El primer amor nunca se olvida, éste se encuentra en un lugar especial, se alberga en los recuerdos de una manera única e inamovible. Aunque después se encuentren nuevos amantes, aunque las experiencias sean mejores y se descubra que aquel no tenia mayores atributos que los que han tenido los amantes posteriores.
El primero está marcado por la inocencia del descubrir aquello que se sabe por otros, pero que no había llegado a constituirse como un conocimiento real, a través de la experiencia corporal.
Son años que transforman, cuando el cuerpo se vuelve un instrumento, en primera instancia tímido e inexperto, un tanto temeroso, pero que poco a poco descubre su forma, su función y se deja llevar por el ritmo de la pasión y el amor, el descubrir de un cielo oculto, una forma de vida que ha estado constante dentro de sí, pero no ha llegado a aflorar plenamente.
El placer, la pasión, el cuerpo entero se adapta rápidamente a la nueva situación y más que eso, la necesita, la pide. Cada caricia se convierte entonces en la excusa perfecta para olvidar el entorno y encontrarse a si mismo a través de otro. El deseo se hace piel y ésta se sensibiliza para ser el instrumento del lenguaje del amor, del éxtasis; el roce con otra piel le hace reaccionar, soñar, expresarse en un grado sublime como nunca lo había hecho anteriormente.
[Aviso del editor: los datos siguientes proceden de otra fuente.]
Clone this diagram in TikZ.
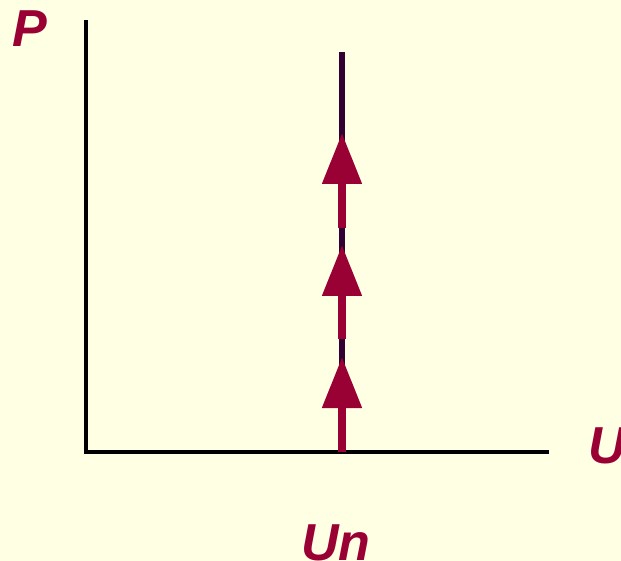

Y esto se da en una etapa especial, de cambios, de adquisición de conocimientos, de experimentación total: la adolescencia. En ésta se es sensible, susceptible al medio, curioso y temeroso. El entorno se transforma y se ve influenciado, en primer lugar por la familia y dentro de ella la figura más significativa: la de la madre. Aquella que en los primeros años fue ejemplo, con el tiempo se convierte en la representación de respeto, moralidad y virtud. Pensar en ella es sinónimo de castidad y pureza que se caracterizan por la delimitación del cuerpo a sus funciones más simples, aquéllas que no le permiten expresarse de manera natural y plena.
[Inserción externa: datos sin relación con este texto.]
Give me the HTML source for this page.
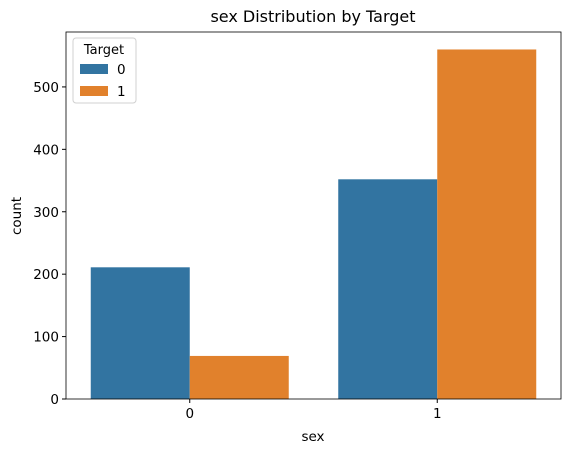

Entonces los sentimientos se confunden. Aquello que se supone no era correcto, resulta ser agradable, único, deseable, pero nunca sucio, nunca pecado.
Y aún hay más para agregar a esta mezcla de sentimientos y pensamientos: él, no le agrada a la familia. Parecería ser una situación sin remedio, que una y otra vez las mujeres de distintas épocas tuviéramos que volver a vivir, como si se tratara de una tradición natural en la humanidad.
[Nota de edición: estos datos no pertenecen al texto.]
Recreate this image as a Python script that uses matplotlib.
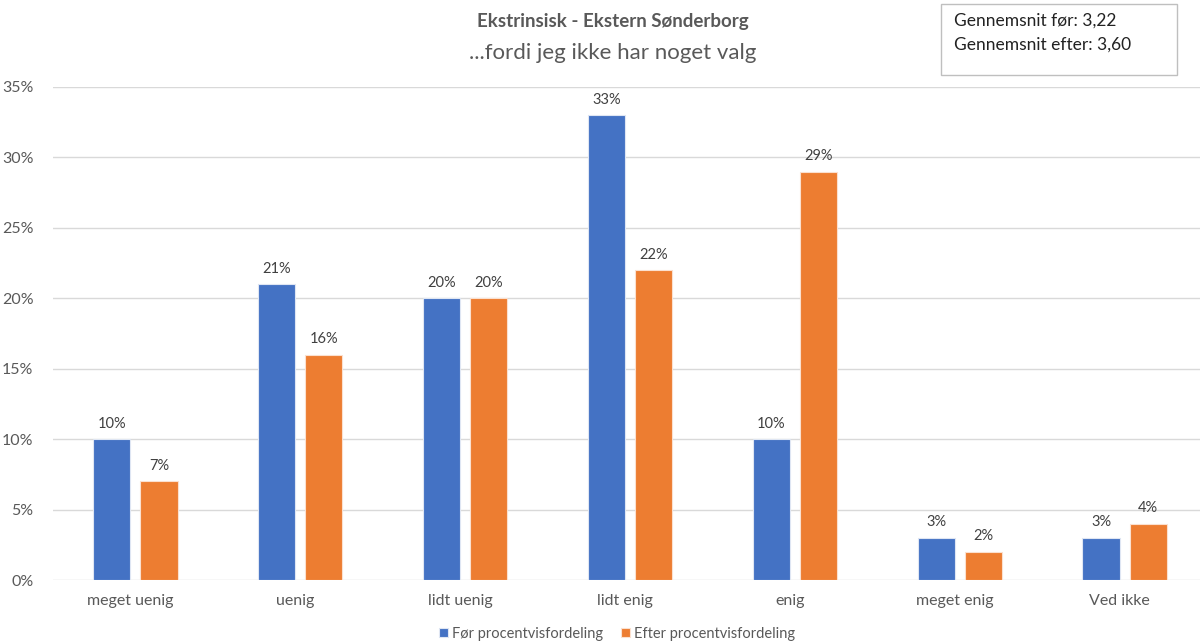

El amor es juzgado y se limita a ciertos requisitos básicos, que debe cumplir la pareja. Ni la familia, ni la sociedad aceptarían con facilidad que no se cumplieran. Aquella persona debe tener una suma de dinero básica, ha de ser inteligente, de buena familia, estudiado, blanco... Los sentimientos personales y los familiares nunca estarán de acuerdo, él no es suficiente, no es lo que se merece la niña de la casa.
Entonces, el amor se distorsiona por una discriminación que no le permite desarrollarse, por lo menos no plenamente, al no cumplir alguno de estos requisitos, los amantes saben el futuro que les espera, la condena de no ser más que una aventura para el otro, así ninguno de los dos desee tal infortunio.
Se ven obligados a una sumisión que ahoga sus sentimientos, pero no de manera total, ya que cuando la sociedad les acorrala, los amantes necesitan y crean un lenguaje nuevo, cuyos únicos conocedores son ellos.
Sin embargo, olvidan el pudor estando solos, conviviendo y siendo uno con el otro, aunque sea por instantes en los que se fugan de su entorno, para ser felices y luego volver a la apariencia. La vida seguirá y con el tiempo se supone se ha de olvidar, sin embargo la piel, el alma y el cuerpo por entero guardan los recuerdos y se niegan a entregar al olvido los momentos en que se sintieron reales y verdaderos, sin ninguna hipocresía, sin más reparos que el de contener el aliento. Al final, la única sensación que queda es la de haber vivido y haber sido feliz, aunque sea por un momento.